Monastery information
- Other names: Nottingham Franciscan Friary, Nottingham Grey Friary
- Order: Franciscan
- Established: c. 1224–1230
- Disestablished: 1539

Site
- Location: Nottingham
- Coordinates: 52°56′59″N 1°09′00″W﻿ / ﻿52.949842°N 1.150113°W
- Visible remains: None

= Greyfriars, Nottingham =

Greyfriars Nottingham was a Franciscan friary in Nottinghamshire, England. It was founded c. 1224–1230, and dissolved in 1539 as part of King Henry VIII's Dissolution of the Monasteries. The site of the friary is now occupied by the Broadmarsh Shopping Centre.

==History==
The friary was founded between 1224 and 1230: the Franciscan order first came to England in 1224, and the friary was known to be in existence by 1230. It was located in the Broadmarsh area of Nottingham. The friary's precinct was bordered by the road "Broadmarsh" (now built upon) to the north, and Canal Street to the south. The site is currently occupied by the Broadmarsh Shopping Centre.

The friary's first buildings were built of wood, with King Henry III (1216–1272) making a series of donations of lumber towards the construction. In 1230 Henry donated 20 tiebeams towards the construction of the friary's church. In 1232 and 1234 he donated trees from Sherwood Forest to create the church's stalls. In 1247 he donated a total of 11 oaks for the construction of their infirmary and monastic buildings, and in 1261 he donated wood for the dormitory and chapter-house. Between 1326 and 1327, the King also made donations of timber to enable the friars to construct a quay on the river. It is not clear whether this quay was on the River Leen (which originally flowed near to the friary), or on the River Trent.

The friary church was quickly rebuilt in stone, with King Henry III also making donations towards the work. In 1256 he gave permission for the monks to use stone from his quarry in Nottingham for the work. The new stone church was not completed until 1303, when it (and the surrounding churchyard) were consecrated. The church's aisles or side-chapels were completed later, as they were not consecrated until 1310.

The friary dissolved in 1539 as part of King Henry VIII's Dissolution of the Monasteries. It was surrendered on the same day as Nottingham's other friary, Nottingham Whitefriars: 5 February 1539. The friary was surrendered by the Warden (a similar post to a Prior), Thomas Basford, and seven other friars: Robert Alyne, Francis Bryce, John Chester, Robert Hampton, Robert Morton, Thomas Ryppon and Roger Stanley.

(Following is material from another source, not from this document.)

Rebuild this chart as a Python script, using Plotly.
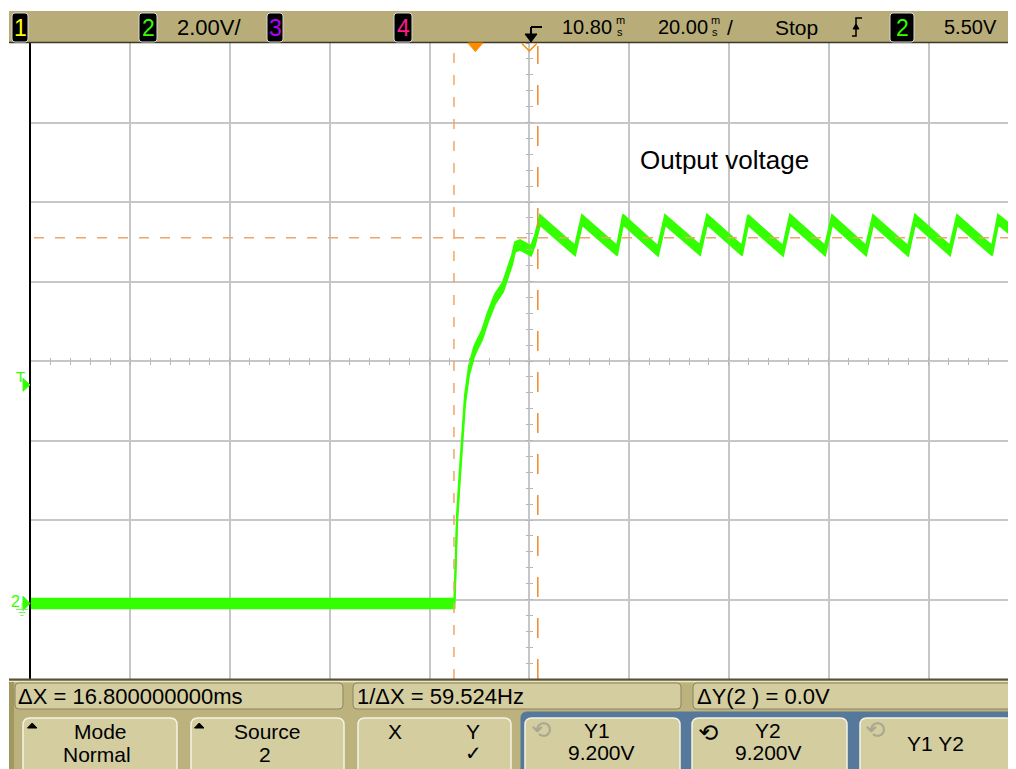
import plotly.graph_objects as go

# The page body keeps an 8 px margin, so the figure is drawn 8 px in from the window corner.
OFF = 8
FW, FH = 1016 - OFF, 769 - OFF

# ---------------- data (time in ms, voltage in V) ----------------
base_t = [-89.2, -4.2]
base_v = [0.0, 0.0]

rise_t = [-3.99, -3.69, -3.19, -2.69, -2.09, -1.28, -0.28, 0.52, 1.32, 2.52,
          3.93, 5.53, 6.53, 7.33, 7.94, 8.94, 10.14, 11.14, 11.94, 12.94]
rise_v = [0.84, 2.10, 3.11, 4.11, 5.12, 5.87, 6.33, 6.55, 6.75, 7.21,
          7.66, 7.96, 8.31, 8.64, 8.97, 9.02, 8.94, 8.87, 9.14, 9.65]

ripple_t = [19.96, 21.36, 28.38, 29.58, 36.59, 38.00, 45.01, 46.42, 53.43, 54.63,
            61.64, 63.05, 70.06, 71.47, 78.28, 79.69, 86.70, 88.10, 95.11, 96.52,
            103.53, 104.74, 108.4]
ripple_v = [8.88, 9.65, 8.88, 9.66, 8.87, 9.65, 8.89, 9.66, 8.88, 9.65,
            8.87, 9.66, 8.88, 9.65, 8.88, 9.65, 8.87, 9.66, 8.88, 9.65,
            8.88, 9.66, 9.28]

noise_half = 0.12          # half thickness of the noisy trace band (V)

cursor_x1 = -4.3           # ms
cursor_x2 = 12.5           # ms  (delta X = 16.8 ms)
cursor_y = 9.2             # V (Y1 = Y2)
trigger_level = 5.5        # V
trigger_time = 0.0         # ms
delay = 10.8               # ms at screen center
time_div = 20.0            # ms/div
volt_div = 2.0             # V/div
screen_center_v = 6.1      # V at screen center

XMIN, XMAX = -89.16, 108.33
YMIN, YMAX = screen_center_v - 4 * volt_div, screen_center_v + 4 * volt_div

top_labels = {"ch2": "2.00V/", "delay": "10.80", "tb": "20.00", "run": "Stop", "trig": "5.50V"}
meas_labels = ["ΔX = 16.800000000ms", "1/ΔX = 59.524Hz", "ΔY(2 ) = 0.0V"]

GREEN = "#33ff00"
ORANGE = "#ff8a00"
TAN = "#b8ad78"
PANEL = "#bcb27d"
BTN = "#d3cda0"
SANS = "Liberation Sans, Arial, sans-serif"

t_all = base_t + rise_t + ripple_t
v_all = base_v + rise_v + ripple_v
v_lo = [v - noise_half for v in v_all]
v_hi = [v + noise_half for v in v_all]


def X(px):
    return (px - OFF) / FW


def Y(py):
    return 1 - (py - OFF) / FH


fig = go.Figure()
fig.add_trace(go.Scatter(x=t_all, y=v_lo, mode="lines", line=dict(color=GREEN, width=2),
                         hoverinfo="skip"))
fig.add_trace(go.Scatter(x=t_all, y=v_hi, mode="lines", line=dict(color=GREEN, width=2),
                         fill="tonexty", fillcolor=GREEN, hoverinfo="skip"))
# carriers for the graticule tick axes
for xa, ya in [("x2", "y"), ("x3", "y"), ("x", "y2"), ("x", "y3")]:
    fig.add_trace(go.Scatter(x=[None], y=[None], xaxis=xa, yaxis=ya, showlegend=False))

xdom = [X(30.5), 1.0]
ydom = [Y(679), Y(43)]
cx_paper = xdom[0] + (delay - XMIN) / (XMAX - XMIN) * (xdom[1] - xdom[0])
cy_paper = ydom[0] + (screen_center_v - YMIN) / (YMAX - YMIN) * (ydom[1] - ydom[0])

grid = dict(showgrid=True, gridcolor="#c6c6c6", gridwidth=1.5, showticklabels=False,
            ticks="", zeroline=False, fixedrange=True)
tickax = dict(showgrid=False, showticklabels=False, zeroline=False, showline=False,
              tickcolor="#b4b4b4", tickwidth=1, ticklen=3, fixedrange=True, tickmode="linear",
              anchor="free")

fig.update_layout(
    width=FW, height=FH,
    margin=dict(l=0, r=0, t=0, b=0, autoexpand=False),
    paper_bgcolor="white", plot_bgcolor="white", showlegend=False,
    xaxis=dict(domain=xdom, range=[XMIN, XMAX], tickmode="linear", tick0=delay, dtick=time_div,
               showline=False, **grid),
    yaxis=dict(domain=ydom, range=[YMIN, YMAX], tickmode="linear", tick0=screen_center_v,
               dtick=volt_div, showline=True, linecolor="black", linewidth=2, **grid),
    xaxis2=dict(overlaying="x", range=[XMIN, XMAX], tick0=delay, dtick=time_div / 5,
                ticks="outside", position=cy_paper, **tickax),
    xaxis3=dict(overlaying="x", range=[XMIN, XMAX], tick0=delay, dtick=time_div / 5,
                ticks="inside", position=cy_paper, **tickax),
    yaxis2=dict(overlaying="y", range=[YMIN, YMAX], tick0=screen_center_v, dtick=volt_div / 5,
                ticks="outside", position=cx_paper, **tickax),
    yaxis3=dict(overlaying="y", range=[YMIN, YMAX], tick0=screen_center_v, dtick=volt_div / 5,
                ticks="inside", position=cx_paper, **tickax),
)

shapes = []
annots = []


def rect(x0, y0, x1, y1, fill, line=None, lw=0):
    shapes.append(dict(type="rect", xref="paper", yref="paper", x0=X(x0), x1=X(x1), y0=Y(y1), y1=Y(y0),
                       fillcolor=fill, line=dict(color=line or fill, width=lw), layer="above"))


def rr(x0, y0, x1, y1, r, fill, line, lw=1):
    p = (f"M {X(x0 + r)},{Y(y0)} L {X(x1 - r)},{Y(y0)} Q {X(x1)},{Y(y0)} {X(x1)},{Y(y0 + r)} "
         f"L {X(x1)},{Y(y1 - r)} Q {X(x1)},{Y(y1)} {X(x1 - r)},{Y(y1)} L {X(x0 + r)},{Y(y1)} "
         f"Q {X(x0)},{Y(y1)} {X(x0)},{Y(y1 - r)} L {X(x0)},{Y(y0 + r)} Q {X(x0)},{Y(y0)} {X(x0 + r)},{Y(y0)} Z")
    shapes.append(dict(type="path", xref="paper", yref="paper", path=p, fillcolor=fill,
                       line=dict(color=line, width=lw), layer="above"))


def poly(pts, fill=None, line=None, lw=1, closed=True):
    p = "M " + " L ".join(f"{X(a)},{Y(b)}" for a, b in pts) + (" Z" if closed else "")
    shapes.append(dict(type="path", xref="paper", yref="paper", path=p,
                       fillcolor=fill if fill else "rgba(0,0,0,0)",
                       line=dict(color=line if line else "rgba(0,0,0,0)", width=lw), layer="above"))


def hline(x0, x1, y, color, lw):
    shapes.append(dict(type="line", xref="paper", yref="paper", x0=X(x0), x1=X(x1), y0=Y(y), y1=Y(y),
                       line=dict(color=color, width=lw), layer="above"))


def text(x, y, s, size, color="black", family=SANS, xanchor="left"):
    annots.append(dict(xref="paper", yref="paper", x=X(x), y=Y(y), text=s, showarrow=False,
                       xanchor=xanchor, yanchor="middle", borderpad=0,
                       font=dict(size=size, color=color, family=family)))


# ---------- cursors ----------
shapes.append(dict(type="line", xref="paper", yref="y", x0=X(34), x1=1, y0=cursor_y, y1=cursor_y,
                   line=dict(color="#eea56c", width=1.5, dash="10px,11px"), layer="above"))
shapes.append(dict(type="line", xref="x", yref="paper", x0=cursor_x1, x1=cursor_x1, y0=Y(679), y1=Y(46),
                   line=dict(color="#f4a664", width=1.5, dash="10px,12px"), layer="above"))
shapes.append(dict(type="line", xref="x", yref="paper", x0=cursor_x2, x1=cursor_x2, y0=Y(679), y1=Y(46),
                   line=dict(color="#f08a2a", width=1.5, dash="20px,21px"), layer="above"))

# ---------- top status bar ----------
rect(9, 11, 1016, 42, TAN)
hline(9, 1016, 42.6, "#3a382a", 1.5)
for x0, x1, lab, col in [(12, 28, "1", "#ffff00"), (139, 157, "2", GREEN), (267, 283, "3", "#b400ff"),
                         (394, 412, "4", "#ff1a8c"), (890, 914, "2", GREEN)]:
    rr(x0, 13, x1, 42, 3, "black", "#d8d8d8", 1)
    text((x0 + x1) / 2, 28, lab, 23, col, xanchor="center")
text(209, 27, top_labels["ch2"], 22, xanchor="center")
text(587, 27, top_labels["delay"], 20, xanchor="center")
text(620, 20, "m", 11, xanchor="center")
text(620, 32, "s", 11, xanchor="center")
text(683, 27, top_labels["tb"], 20, xanchor="center")
text(715, 20, "m", 11, xanchor="center")
text(715, 32, "s", 11, xanchor="center")
text(730, 27, "/", 21, xanchor="center")
text(796, 27, top_labels["run"], 21, xanchor="center")
text(970, 27, top_labels["trig"], 20, xanchor="center")
# delay reference arrow
poly([(531, 27), (542, 27)], line="black", lw=2, closed=False)
poly([(531, 27), (531, 35)], line="black", lw=2, closed=False)
poly([(525, 34), (537, 34), (531, 42)], fill="black", line="black", lw=1)
# trigger edge symbol
poly([(852, 36), (856, 36), (856, 18), (862, 18)], line="black", lw=1.5, closed=False)
poly([(853, 29), (859, 29), (856, 24)], fill="black", line="black", lw=1)

# markers under top bar
shapes.append(dict(type="path", xref="x", yref="paper",
                   path=f"M {trigger_time - 1.5},{Y(43)} L {trigger_time + 1.5},{Y(43)} L {trigger_time},{Y(51.5)} Z",
                   fillcolor=ORANGE, line=dict(color=ORANGE, width=1), layer="above"))
shapes.append(dict(type="path", xref="x", yref="paper",
                   path=f"M {delay - 1.5},{Y(43.5)} L {delay},{Y(51)} L {delay + 1.5},{Y(43.5)}",
                   line=dict(color=ORANGE, width=1.5), layer="above"))

# left side markers (trigger level & ground)
annots.append(dict(xref="paper", yref="y", x=X(20), y=trigger_level + 0.22, text="T", showarrow=False,
                   xanchor="center", yanchor="middle", font=dict(size=15, color=GREEN, family=SANS)))
shapes.append(dict(type="path", xref="paper", yref="y",
                   path=f"M {X(23)},{trigger_level + 0.16} L {X(30)},{trigger_level} L {X(23)},{trigger_level - 0.16} Z",
                   fillcolor=GREEN, line=dict(color=GREEN, width=1), layer="above"))
annots.append(dict(xref="paper", yref="y", x=X(15), y=0.05, text="2", showarrow=False,
                   xanchor="center", yanchor="middle", font=dict(size=16, color=GREEN, family=SANS)))
shapes.append(dict(type="path", xref="paper", yref="y",
                   path=f"M {X(23)},{0.18} L {X(30)},{0.0} L {X(23)},{-0.18} Z",
                   fillcolor=GREEN, line=dict(color=GREEN, width=1), layer="above"))
for (a, b, yy) in [(16, 28, 609.5), (18.5, 25.5, 612.5), (20.5, 23.5, 615.5)]:
    hline(a, b, yy, "#7cf45a", 1)
poly([(22, 603), (22, 609)], line="#7cf45a", lw=1, closed=False)

# ---------- bottom panel ----------
rect(9, 680, 1016, 769, PANEL)
hline(9, 1016, 679.6, "#55513a", 2)
hline(9, 1016, 681.6, "#ece8cc", 1.2)
rect(9, 682, 14, 769, "#a1985f")
rr(15, 683, 343, 709, 4, BTN, "#8c8560", 1)
rr(353, 683, 681, 709, 4, BTN, "#8c8560", 1)
rr(693, 683, 1022, 709, 4, BTN, "#8c8560", 1)
text(17, 696, meas_labels[0], 22)
text(356, 696, meas_labels[1], 22)
text(696, 696, meas_labels[2], 22)

rr(521, 712, 1030, 790, 6, "#56789a", "#56789a", 1)
for x0, x1 in [(23, 177), (191, 344), (358, 511), (525, 680), (692, 847), (860, 1013)]:
    rr(x0, 718, x1, 785, 7, BTN, "#f5f3e6", 1.5)

poly([(27.5, 728), (37, 728), (32.2, 723)], fill="black", line="black", lw=1)
poly([(194.5, 728), (204, 728), (199.2, 723)], fill="black", line="black", lw=1)
text(100, 731, "Mode", 21, xanchor="center")
text(97, 754, "Normal", 21, xanchor="center")
text(267, 731, "Source", 21, xanchor="center")
text(265, 754, "2", 21, xanchor="center")
text(395, 731, "X", 21, xanchor="center")
text(473, 731, "Y", 21, xanchor="center")
text(473, 753, "✓", 20, family="DejaVu Sans", xanchor="center")
text(541, 730, "⟲", 24, "#aaa690", family="DejaVu Sans", xanchor="center")
text(597, 730, "Y1", 21, xanchor="center")
text(601, 752, "9.200V", 21, xanchor="center")
text(708, 733, "⟲", 24, "black", family="DejaVu Sans", xanchor="center")
text(768, 730, "Y2", 21, xanchor="center")
text(768, 752, "9.200V", 21, xanchor="center")
text(875, 730, "⟲", 24, "#aaa690", family="DejaVu Sans", xanchor="center")
text(935, 743, "Y1 Y2", 21, xanchor="center")

# in-graph label
text(639, 160, "Output voltage", 26)

fig.update_layout(shapes=shapes, annotations=annots)
fig.write_html("out.html")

In 1548 the former friary site was given to Thomas Heneage.

==Remains==
Nothing remains of the friary as the entire site has been occupied by the Broadmarsh Shopping centre that was built in the 1970s.

Excavations in 1937 located the friary's southern boundary wall, and the friary was previously remembered in the local road name "Grey Friars Gate", however both are now lost due to the construction of the shopping centre.

A cast of the friary's 15th-century seal is kept at the British Museum.